Twee typen onderzoek zijn nodig om deze vragen van een antwoord te voorzien. Om te beginnen kwantitatief onderzoek. Die onderzoeksopzet beantwoordt vragen inzake participatie (arbeid, vrijwilligerswerk, mantelzorg en andere maatschappelijke activiteiten), gezondheid en welzijn (zowel fysiek, als mentaal), financiën van huishoudens (inkomen, maar ook financiële problemen, zoals schulden), en sociale dynamiek (activiteiten, contacten, leefbaarheid en leefsituatie in wijk, etc.). Het voordeel van dit soort onderzoek is dat het betrouwbare, algemene uitkomsten oplevert. Uitkomsten die vooral vanuit het beleidsperspectief van (groot) belang zijn. Deze uitkomsten zijn veelal vrij algemeen van aard. Het gaat om percentages die in vergelijking tot de uitkomsten binnen de controlegroep belangrijke eerste inzichten opleveren. Toch geven deze uitkomsten nog maar weinig zicht op dieperliggende processen en samenhangen. Ook de directe beleving van deelnemers aan de experimenten wordt niet echt zichtbaar in de uitkomsten van kwantitatief onderzoek. Daartoe is het van belang naast het kwantitatieve onderzoek ook gedegen kwalitatief onderzoek op te zetten. Dat kan op basis van diepte-interviews, verhalensessies en focusgroepgesprekken, maar kwalitatieve gegevens kunnen ook worden verzameld op basis van dagboekaantekeningen van deelnemers, videobeelden tot en met participerende observaties. Een diepgaande analyse van dat materiaal maakt het mogelijk de uitkomsten van het kwalitatieve onderzoek te verdiepen en aan te vullen. Met name rond thema’s als beleving van deelnemers, mogelijke veranderingen in waardeoriëntaties en de effecten op de sociale dynamiek.
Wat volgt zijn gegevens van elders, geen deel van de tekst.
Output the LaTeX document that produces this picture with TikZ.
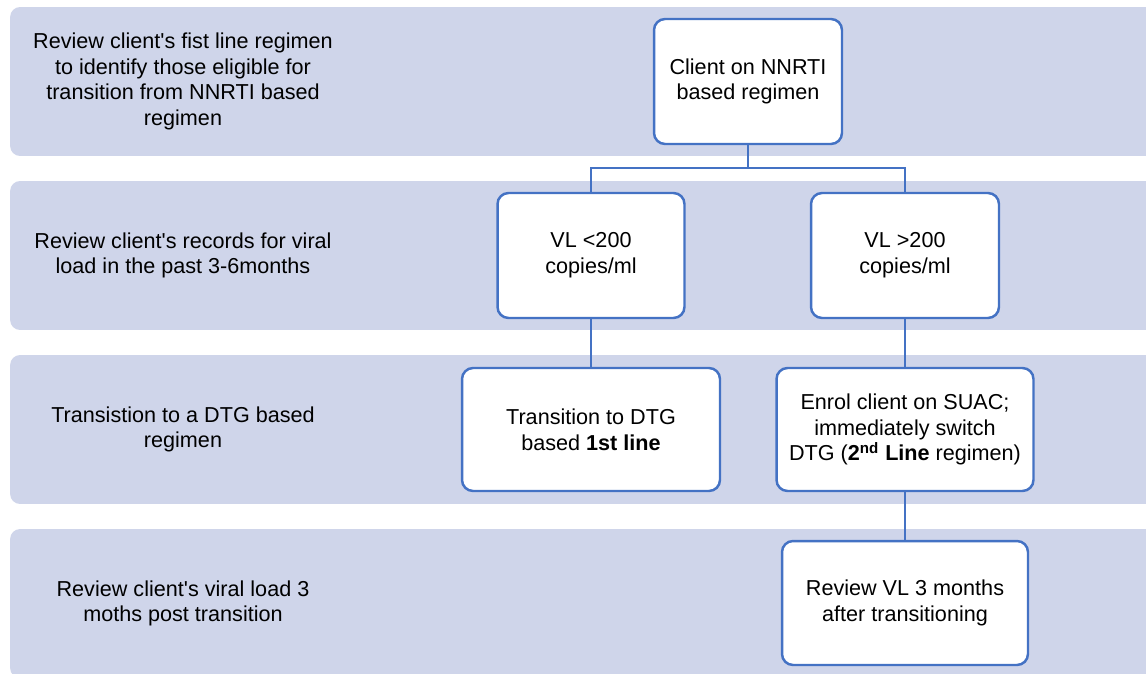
\documentclass[tikz,border=0pt]{standalone}
\usepackage{fontspec}
\setmainfont{Liberation Sans}
\definecolor{bandfill}{HTML}{CFD5EA}
\definecolor{boxline}{HTML}{4472C4}
\begin{document}
\begin{tikzpicture}[x=0.02cm,y=-0.02cm,
  every node/.style={font=\fontsize{12.3}{14.6}\selectfont,align=center,inner sep=0pt},
  band/.style={fill=bandfill,rounded corners=0.2cm,minimum width=23.12cm,minimum height=2.98cm},
  stepbox/.style={draw=boxline,line width=1.4pt,fill=white,rounded corners=0.22cm},
  link/.style={draw=boxline,line width=1.1pt}]
  \useasboundingbox (0,0) rectangle (1146,673);
  \clip (0,0) rectangle (1146,673);
  % stage bands
  \node[band] (band1) at (588,81.5) {};
  \node[band] (band2) at (588,255.5) {};
  \node[band] (band3) at (588,429.5) {};
  \node[band] (band4) at (588,603.5) {};
  % stage texts
  \node (stage1) at (183,81.5) {Review client\textquotesingle s fist line regimen\\to identify those eligible for\\transition from NNRTI based\\regimen};
  \node (stage2) at (183,255.5) {Review client\textquotesingle s records for viral\\load in the past 3-6months};
  \node (stage3) at (183,429.5) {Transistion to a DTG based\\regimen};
  \node (stage4) at (183,603.5) {Review client\textquotesingle s viral load 3\\moths post transition};
  % flow boxes
  \node[stepbox,minimum width=3.76cm,minimum height=2.5cm] (nnrti) at (748,81.5) {Client on NNRTI\\based regimen};
  \node[stepbox,minimum width=3.74cm,minimum height=2.5cm] (low) at (591,255.5) {VL <200\\copies/ml};
  \node[stepbox,minimum width=3.76cm,minimum height=2.5cm] (high) at (905,255.5) {VL >200\\copies/ml};
  \node[stepbox,minimum width=5.16cm,minimum height=2.46cm] (first) at (591,429.5) {Transition to DTG\\based \textbf{1st line}};
  \node[stepbox,minimum width=5.14cm,minimum height=2.46cm] (second) at (905,429.5) {Enrol client on SUAC;\\immediately switch\\DTG (\textbf{2\textsuperscript{nd} Line} regimen)};
  \node[stepbox,minimum width=4.92cm,minimum height=2.48cm] (review) at (905,603) {Review VL 3 months\\after transitioning};
  % connectors
  \coordinate (split) at (748,168);
  \draw[link] (nnrti.south) -- (split);
  \draw[link] (split) -| (low.north);
  \draw[link] (split) -| (high.north);
  \draw[link] (low.south) -- (first.north);
  \draw[link] (high.south) -- (second.north);
  \draw[link] (second.south) -- (review.north);
\end{tikzpicture}
\end{document}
De kracht van onderzoek zit, zeker bij deze experimenten waarbij de hele leefwereld en leefsituatie van burgers van belang is, juist in een creatieve combinatie van beide typen onderzoek.
Tijdens het laatste gedeelte van de bijeenkomst is gezamenlijk nagedacht over de vraag welke vervolgstappen genomen kunnen worden. Dat leverde twee uitkomsten op. Om te beginnen stellen MIES, Sjir Hoeijmakers en MOM brieven op naar de Ministeries van Binnenlandse Zaken en Sociale Zaken en Werkgelegenheid om namens de deelnemende gemeentes ruimte te vragen om te kunnen experimenteren. Daarnaast wordt besloten elkaar via de organisatoren goed op de hoogte te houden van ieders activiteiten om elkaar te ondersteunen en zoveel mogelijk coördinatie tot stand te brengen.